[Entries taken from a collection]
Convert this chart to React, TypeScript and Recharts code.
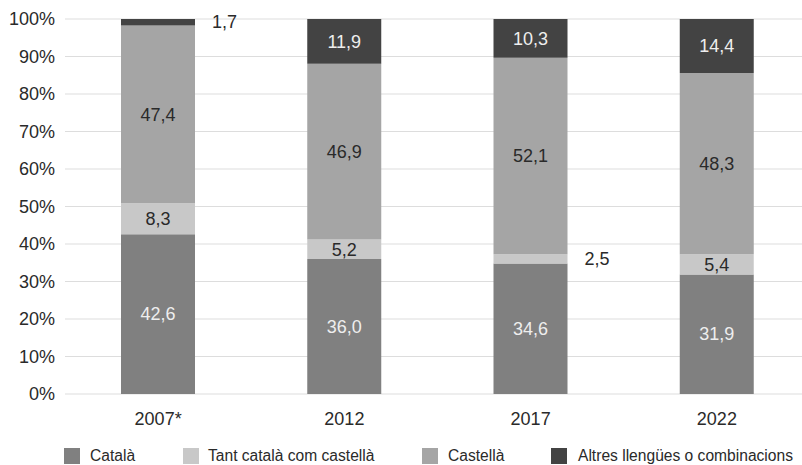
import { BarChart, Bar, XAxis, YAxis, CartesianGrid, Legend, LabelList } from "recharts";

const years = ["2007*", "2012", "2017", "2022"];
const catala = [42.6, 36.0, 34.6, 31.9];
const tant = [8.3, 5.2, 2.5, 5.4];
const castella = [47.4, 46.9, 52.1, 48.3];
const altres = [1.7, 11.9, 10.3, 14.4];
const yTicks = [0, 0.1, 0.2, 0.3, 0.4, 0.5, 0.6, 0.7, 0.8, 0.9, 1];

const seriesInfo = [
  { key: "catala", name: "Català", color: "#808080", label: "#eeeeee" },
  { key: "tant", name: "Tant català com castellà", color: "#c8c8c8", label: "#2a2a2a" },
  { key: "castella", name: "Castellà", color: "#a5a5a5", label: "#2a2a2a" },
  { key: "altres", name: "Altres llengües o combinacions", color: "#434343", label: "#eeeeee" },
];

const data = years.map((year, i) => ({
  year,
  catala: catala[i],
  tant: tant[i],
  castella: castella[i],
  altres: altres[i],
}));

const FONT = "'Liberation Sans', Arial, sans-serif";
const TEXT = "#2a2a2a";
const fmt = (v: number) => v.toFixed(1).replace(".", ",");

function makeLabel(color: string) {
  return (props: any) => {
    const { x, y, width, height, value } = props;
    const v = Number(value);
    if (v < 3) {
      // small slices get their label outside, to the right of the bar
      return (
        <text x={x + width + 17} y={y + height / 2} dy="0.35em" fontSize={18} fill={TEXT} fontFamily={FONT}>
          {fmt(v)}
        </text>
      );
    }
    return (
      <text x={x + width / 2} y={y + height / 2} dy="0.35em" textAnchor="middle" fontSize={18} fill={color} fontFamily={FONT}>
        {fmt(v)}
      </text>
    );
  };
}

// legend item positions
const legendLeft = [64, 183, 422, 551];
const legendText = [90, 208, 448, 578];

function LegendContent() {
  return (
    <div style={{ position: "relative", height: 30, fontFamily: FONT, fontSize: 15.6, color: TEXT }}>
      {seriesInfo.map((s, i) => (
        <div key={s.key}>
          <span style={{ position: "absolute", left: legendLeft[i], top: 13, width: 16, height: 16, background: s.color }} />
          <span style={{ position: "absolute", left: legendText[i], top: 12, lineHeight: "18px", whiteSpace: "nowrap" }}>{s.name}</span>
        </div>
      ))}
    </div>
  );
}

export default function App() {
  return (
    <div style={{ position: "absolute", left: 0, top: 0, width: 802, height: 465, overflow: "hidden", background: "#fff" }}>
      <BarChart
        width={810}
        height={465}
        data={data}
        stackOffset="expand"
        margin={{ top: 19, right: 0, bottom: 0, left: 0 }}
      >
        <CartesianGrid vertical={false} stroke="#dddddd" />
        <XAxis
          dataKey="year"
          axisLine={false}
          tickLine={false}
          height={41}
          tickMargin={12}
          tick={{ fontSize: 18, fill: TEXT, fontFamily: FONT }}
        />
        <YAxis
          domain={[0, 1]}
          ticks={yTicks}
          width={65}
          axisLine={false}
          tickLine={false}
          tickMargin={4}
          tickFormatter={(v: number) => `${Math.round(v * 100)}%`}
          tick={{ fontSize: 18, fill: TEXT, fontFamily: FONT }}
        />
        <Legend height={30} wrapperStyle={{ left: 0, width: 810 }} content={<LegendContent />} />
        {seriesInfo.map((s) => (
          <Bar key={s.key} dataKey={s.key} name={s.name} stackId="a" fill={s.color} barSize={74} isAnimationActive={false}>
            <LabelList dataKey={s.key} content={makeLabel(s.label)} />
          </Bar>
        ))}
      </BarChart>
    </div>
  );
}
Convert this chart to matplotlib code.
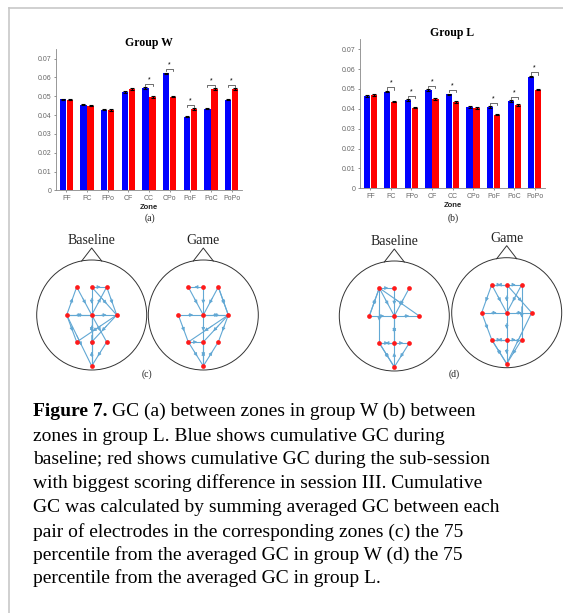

WHAT NEEDS TO BE DONE -
Restate the lines of the records exactly, starting at the first and stopping after the line with "const legendText = [90, 208, 448, 578];". Leave out any picture.

WRITTEN RESPONSE -
Convert this chart to React, TypeScript and Recharts code.
import { BarChart, Bar, XAxis, YAxis, CartesianGrid, Legend, LabelList } from "recharts";

const years = ["2007*", "2012", "2017", "2022"];
const catala = [42.6, 36.0, 34.6, 31.9];
const tant = [8.3, 5.2, 2.5, 5.4];
const castella = [47.4, 46.9, 52.1, 48.3];
const altres = [1.7, 11.9, 10.3, 14.4];
const yTicks = [0, 0.1, 0.2, 0.3, 0.4, 0.5, 0.6, 0.7, 0.8, 0.9, 1];

const seriesInfo = [
  { key: "catala", name: "Català", color: "#808080", label: "#eeeeee" },
  { key: "tant", name: "Tant català com castellà", color: "#c8c8c8", label: "#2a2a2a" },
  { key: "castella", name: "Castellà", color: "#a5a5a5", label: "#2a2a2a" },
  { key: "altres", name: "Altres llengües o combinacions", color: "#434343", label: "#eeeeee" },
];

const data = years.map((year, i) => ({
  year,
  catala: catala[i],
  tant: tant[i],
  castella: castella[i],
  altres: altres[i],
}));

const FONT = "'Liberation Sans', Arial, sans-serif";
const TEXT = "#2a2a2a";
const fmt = (v: number) => v.toFixed(1).replace(".", ",");

function makeLabel(color: string) {
  return (props: any) => {
    const { x, y, width, height, value } = props;
    const v = Number(value);
    if (v < 3) {
      // small slices get their label outside, to the right of the bar
      return (
        <text x={x + width + 17} y={y + height / 2} dy="0.35em" fontSize={18} fill={TEXT} fontFamily={FONT}>
          {fmt(v)}
        </text>
      );
    }
    return (
      <text x={x + width / 2} y={y + height / 2} dy="0.35em" textAnchor="middle" fontSize={18} fill={color} fontFamily={FONT}>
        {fmt(v)}
      </text>
    );
  };
}

// legend item positions
const legendLeft = [64, 183, 422, 551];
const legendText = [90, 208, 448, 578];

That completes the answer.